MS Defense: John Miller
Thermal Rectification Effect caused by Ballistic Phonon Propagation through Asymmetric Nano-Structures
John P. Miller
Department of Mechanical Engineering
Advisor: Professor Christopher Dames
Abstract: Thermal rectification is a phenomenon where heat is transported though a device more easily in one direction than in the opposite direction. This project begins with the belief that including asymmetric nanostructures in a matrix material will allow energy carriers (in this case, phonons) to travel more easily in one direction than in the reverse. Previous theoretical derivations showed that the heat transfer in such devices is dependent on the forward and reverse phonon transmission functions, which are determined by the device geometry.

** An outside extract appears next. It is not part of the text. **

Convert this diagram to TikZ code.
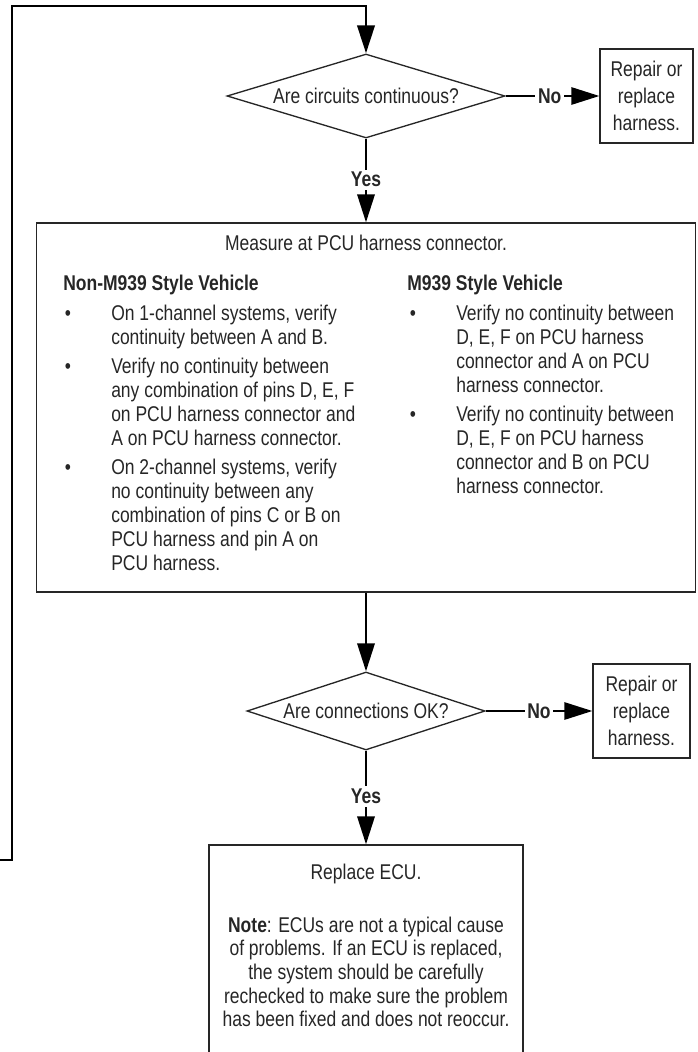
\documentclass[tikz,border=0pt]{standalone}
\usepackage{fontspec}
\setmainfont{Liberation Sans}[FakeStretch=0.82]
\usetikzlibrary{shapes.geometric,arrows.meta}
\begin{document}
\begin{tikzpicture}[x=0.75pt,y=-0.75pt,
  every node/.style={font=\fontsize{16}{18}\selectfont, text=black!85},
  box/.style={draw=black!85, line width=1pt, rectangle, inner sep=0pt},
  dec/.style={draw=black!85, line width=1pt, diamond, aspect=3.3, inner sep=0pt},
  conn/.style={draw=black, line width=1.8pt, -{Triangle[length=21pt,width=13pt]}},
  noconn/.style={draw=black, line width=1.4pt, -{Triangle[length=21pt,width=13pt]}},
  fbline/.style={draw=black, line width=2.2pt, -{Triangle[length=21pt,width=13pt]}},
  lbl/.style={fill=white, inner sep=2pt, font=\fontsize{16}{18}\selectfont\bfseries},
  txt/.style={anchor=base west, inner sep=0pt},
  bul/.style={anchor=base, inner sep=0pt},
  smallbox/.style={box, minimum height=70.5pt, align=center, font=\fontsize{16}{20}\selectfont},
]
\useasboundingbox (0,0) rectangle (698,1052);

% decision 1 and side box
\node[dec, minimum width=208.5pt, minimum height=63pt] (d1) at (366,96) {Are circuits continuous?};
\node[smallbox, minimum width=69.75pt] (r1) at (646.5,96) {Repair or\\replace\\harness.};

% measurement box
\node[box, minimum width=494.25pt, minimum height=276.75pt] (meas) at (366,407.5) {};
\node[anchor=base, inner sep=0pt] (mtitle) at (366,250) {Measure at PCU harness connector.};

% left column
\node[txt] (lhead) at (63,290) {\bfseries Non-M939 Style Vehicle};
\node[bul] (lb1) at (68,320) {\textbullet};
\node[txt] (lt1) at (111,320) {\parbox[t]{220pt}{\fontsize{16}{18}\selectfont\raggedright
  On 1-channel systems, verify\\continuity between A and B.}};
\node[bul] (lb2) at (68,373) {\textbullet};
\node[txt] (lt2) at (111,373) {\parbox[t]{220pt}{\fontsize{16}{18}\selectfont\raggedright
  Verify no continuity between\\any combination of pins D, E, F\\on PCU harness connector and\\A on PCU harness connector.}};
\node[bul] (lb3) at (68,474) {\textbullet};
\node[txt] (lt3) at (111,474) {\parbox[t]{220pt}{\fontsize{16}{18}\selectfont\raggedright
  On 2-channel systems, verify\\no continuity between any\\combination of pins C or B on\\PCU harness and pin A on\\PCU harness.}};

% right column
\node[txt] (rhead) at (407,290) {\bfseries M939 Style Vehicle};
\node[bul] (rb1) at (413,320) {\textbullet};
\node[txt] (rt1) at (456,320) {\parbox[t]{180pt}{\fontsize{16}{18}\selectfont\raggedright
  Verify no continuity between\\D, E, F on PCU harness\\connector and A on PCU\\harness connector.}};
\node[bul] (rb2) at (413,421) {\textbullet};
\node[txt] (rt2) at (456,421) {\parbox[t]{180pt}{\fontsize{16}{18}\selectfont\raggedright
  Verify no continuity between\\D, E, F on PCU harness\\connector and B on PCU\\harness connector.}};

% decision 2 and side box
\node[dec, minimum width=178.5pt, minimum height=58.5pt] (d2) at (366,711) {Are connections OK?};
\node[smallbox, minimum width=72.75pt] (r2) at (641.5,711) {Repair or\\replace\\harness.};

% ECU box
\node[box, minimum width=235.5pt, minimum height=158.25pt] (ecu) at (366,950.5) {};
\node[anchor=base, inner sep=0pt] (ecu1) at (366,879) {Replace ECU.};
\node[anchor=base, inner sep=0pt] (ecu2) at (366,932) {\parbox[t]{232pt}{\fontsize{16}{17.8}\selectfont\centering
  \textbf{Note}: ECUs are not a typical cause\\of problems. If an ECU is replaced,\\the system should be carefully\\rechecked to make sure the problem\\has been fixed and does not reoccur.}};

% connectors
\coordinate (fb0) at (0,860);
\coordinate (fb1) at (12,6);
\draw[fbline] (fb0) -| (fb1) -| (d1.north);
\draw[conn] (d1.south) -- node[lbl, pos=0.49] {Yes} (meas.north);
\draw[noconn] (d1.east) -- node[lbl, pos=0.47] {No} (r1.west);
\draw[conn] (meas.south) -- (d2.north);
\draw[noconn] (d2.east) -- node[lbl, pos=0.5] {No} (r2.west);
\draw[conn] (d2.south) -- node[lbl, pos=0.49] {Yes} (ecu.north);
\end{tikzpicture}
\end{document}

In this thesis work, a computer model was developed to calculate the transmission functions using a ray tracing method. This numerical model was validated successfully against known analytical solutions for the size-dependent thermal conductivity of nanowires, thin films, superlattices, and bulk materials, as well the transitions between these different regimes. Finally, the model was used to calculate the thermal rectification in materials containing arrays of pyramidal inclusions. The effects of pyramid surface roughness, aspect ratio, number of layers, and material were studied. The modeling concludes that the maximum thermal rectification effect is obtained by using a single layer of pyramids with smooth sides, a high aspect ratio, and made of a material with a phonon velocity much higher than the matrix material.